The following question is from Spivak's Calculus Chap 15 Problem 26.
Note that Problem 13-26 proves the existence of step functions arbitrary close to any integrable function.
I want someone to confirm that by answer to part (c) is legit. My answer (abbreviated)
By problem 13-26 we know that there exists $s_1$ and $s_2$ such that $s_1(x) \leq f(x) \leq s_2(x) $. Then $ \int s_1\sin(\lambda x) \leq \int f(x)\sin(\lambda x) \leq \int s_2(x)\sin(\lambda x)$. We apply limit as $\lambda \to \infty$ and using part (b), $$\lim_{\lambda \to \infty} \int f(x)\sin(\lambda x)=0$$
I am not sure if you can just times the inequality with $\sin(\lambda x)$. Can anyone discuss if my approach is okay?

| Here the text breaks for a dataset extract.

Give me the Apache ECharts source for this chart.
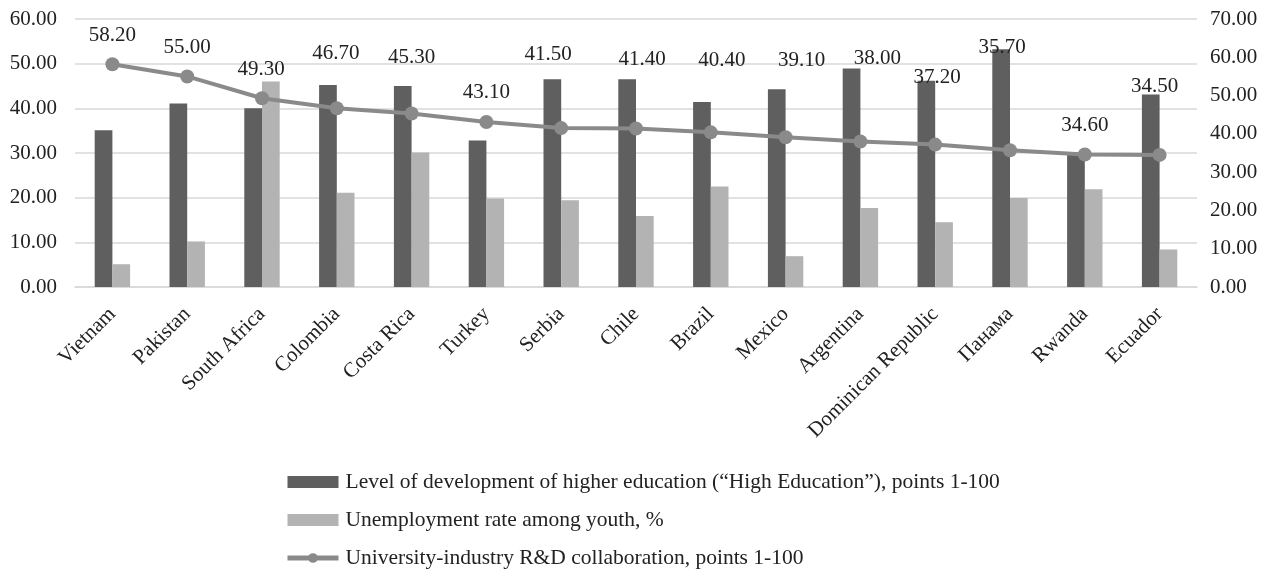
<!DOCTYPE html>
<html>
<head>
<meta charset="utf-8">
<script src="https://cdn.jsdelivr.net/npm/echarts@6/dist/echarts.min.js"></script>
<style>
  html, body { margin: 0; padding: 0; background: #fff; }
  #chart { width: 1274px; height: 572px; }
</style>
</head>
<body>
<div id="chart"></div>
<script>
// values
const countries = ['Vietnam', 'Pakistan', 'South Africa', 'Colombia', 'Costa Rica', 'Turkey', 'Serbia',
  'Chile', 'Brazil', 'Mexico', 'Argentina', 'Dominican Republic', 'Панама', 'Rwanda', 'Ecuador'];
const highEducation = [35.1, 41.1, 40.0, 45.2, 45.0, 32.8, 46.5, 46.5, 41.4, 44.3, 48.9, 46.2, 53.2, 29.6, 43.1];
const youthUnemployment = [5.1, 10.2, 46.0, 21.1, 30.1, 19.8, 19.4, 15.9, 22.5, 6.9, 17.7, 14.5, 19.9, 21.9, 8.4];
const rdCollaboration = [58.2, 55.0, 49.3, 46.7, 45.3, 43.1, 41.5, 41.4, 40.4, 39.1, 38.0, 37.2, 35.7, 34.6, 34.5];
const leftTicks = { min: 0, max: 60, step: 10 };
const rightTicks = { min: 0, max: 70, step: 10 };

// label placement (shift from the marker), like the hand-moved labels in the original
const labelShiftX = [0, 0, -1, -1, 0, 0, -13, 6, 11, 16, 17, 2, -8, 0, -5];
const labelShiftY = [-29, -29, -29, -55, -56, -30, -74, -69, -72, -77, -83, -67, -103, -29, -68];

const font = '"Liberation Serif", "Times New Roman", serif';
const lineGrey = '#8a8a8a';
const chart = echarts.init(document.getElementById('chart'));

const option = {
    backgroundColor: '#fff',
    textStyle: { fontFamily: font, color: '#222' },
    grid: { left: 75, right: 77, top: 19, bottom: 285 },
    legend: {
        orient: 'vertical',
        left: 280,
        top: 466,
        height: 106,
        itemGap: 16,
        itemWidth: 51,
        itemHeight: 12,
        textStyle: { fontFamily: font, fontSize: 21.5, color: '#222', padding: [0, 0, 0, 2] },
        data: [
            { name: 'Level of development of higher education (\u201cHigh Education\u201d), points 1-100', icon: 'rect' },
            { name: 'Unemployment rate among youth, %', icon: 'rect' },
            {
                name: 'University-industry R&D collaboration, points 1-100',
                lineStyle: { width: 5, color: lineGrey },
                itemStyle: { color: lineGrey }
            }
        ]
    },
    xAxis: {
        type: 'category',
        data: countries,
        axisTick: { show: false },
        axisLine: { lineStyle: { color: '#d9d9d9', width: 1.5 } },
        axisLabel: {
            rotate: 45, interval: 0, fontFamily: font, fontSize: 21, color: '#222',
            margin: 24
        }
    },
    yAxis: [{
        type: 'value',
        min: leftTicks.min, max: leftTicks.max, interval: leftTicks.step,
        axisLine: { show: false },
        axisTick: { show: false },
        splitLine: { lineStyle: { color: '#d9d9d9', width: 1.5 } },
        axisLabel: { fontFamily: font, fontSize: 21, color: '#222', margin: 18, formatter: v => v.toFixed(2) }
    }, {
        type: 'value',
        min: rightTicks.min, max: rightTicks.max, interval: rightTicks.step,
        axisLine: { show: false },
        axisTick: { show: false },
        splitLine: { show: false },
        axisLabel: { fontFamily: font, fontSize: 21, color: '#222', margin: 13, formatter: v => v.toFixed(2) }
    }],
    series: [{
        name: 'Level of development of higher education (\u201cHigh Education\u201d), points 1-100',
        type: 'bar',
        data: highEducation,
        barWidth: 17.7,
        barGap: '0%',
        itemStyle: { color: '#5f5f5f' },
        animation: false
    }, {
        name: 'Unemployment rate among youth, %',
        type: 'bar',
        data: youthUnemployment,
        barWidth: 17.7,
        barGap: '0%',
        itemStyle: { color: '#b3b3b3' },
        animation: false
    }, {
        name: 'University-industry R&D collaboration, points 1-100',
        type: 'line',
        yAxisIndex: 1,
        data: rdCollaboration.map((v, i) => ({
            value: v,
            label: { offset: [labelShiftX[i], labelShiftY[i]] }
        })),
        symbol: 'circle',
        symbolSize: 14,
        lineStyle: { color: lineGrey, width: 4 },
        itemStyle: { color: lineGrey },
        label: {
            show: true,
            position: 'inside',
            fontFamily: font,
            fontSize: 21,
            color: '#222',
            formatter: p => p.value.toFixed(2)
        },
        z: 5,
        animation: false
    }]
};

chart.setOption(option);
</script>
</body>
</html>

This is incorrect because the inequality $$s_1(x) \le f(x) \le s_2(x)$$ does not imply that $$s_1(x)\sin(\lambda x) \le f(x)\sin(\lambda x) \le s_2(x)\sin(\lambda x)$$ for all $\lambda$. Moreover, if your method was correct, then simply bounding $f$ by $-M \le f(x) \le M$ for some $M \in \mathbf{R}$ would "imply" $ \lim_{\lambda \to \infty} \int_a^b f(x)\sin(\lambda x) \,dx = 0$ without having to do anything more sophisticated. This would be too easy and should be your first indication that something is off.
Instead you need to find a step function that is close to $f$ in some way that implies
$$ \left\lvert \int_a^b s(x) \sin(\lambda x)\,dx - \int_a^b f(x) \sin(\lambda(x)) \,dx \right\rvert < \varepsilon $$
for all $\lambda$. Then take $\lambda \to \infty$ to obtain
$$ \left\lvert \lim_{\lambda \to \infty} \int_a^b f(x) \sin(\lambda(x)) \,dx \right\rvert < \varepsilon $$
and finally take $\varepsilon \to 0$.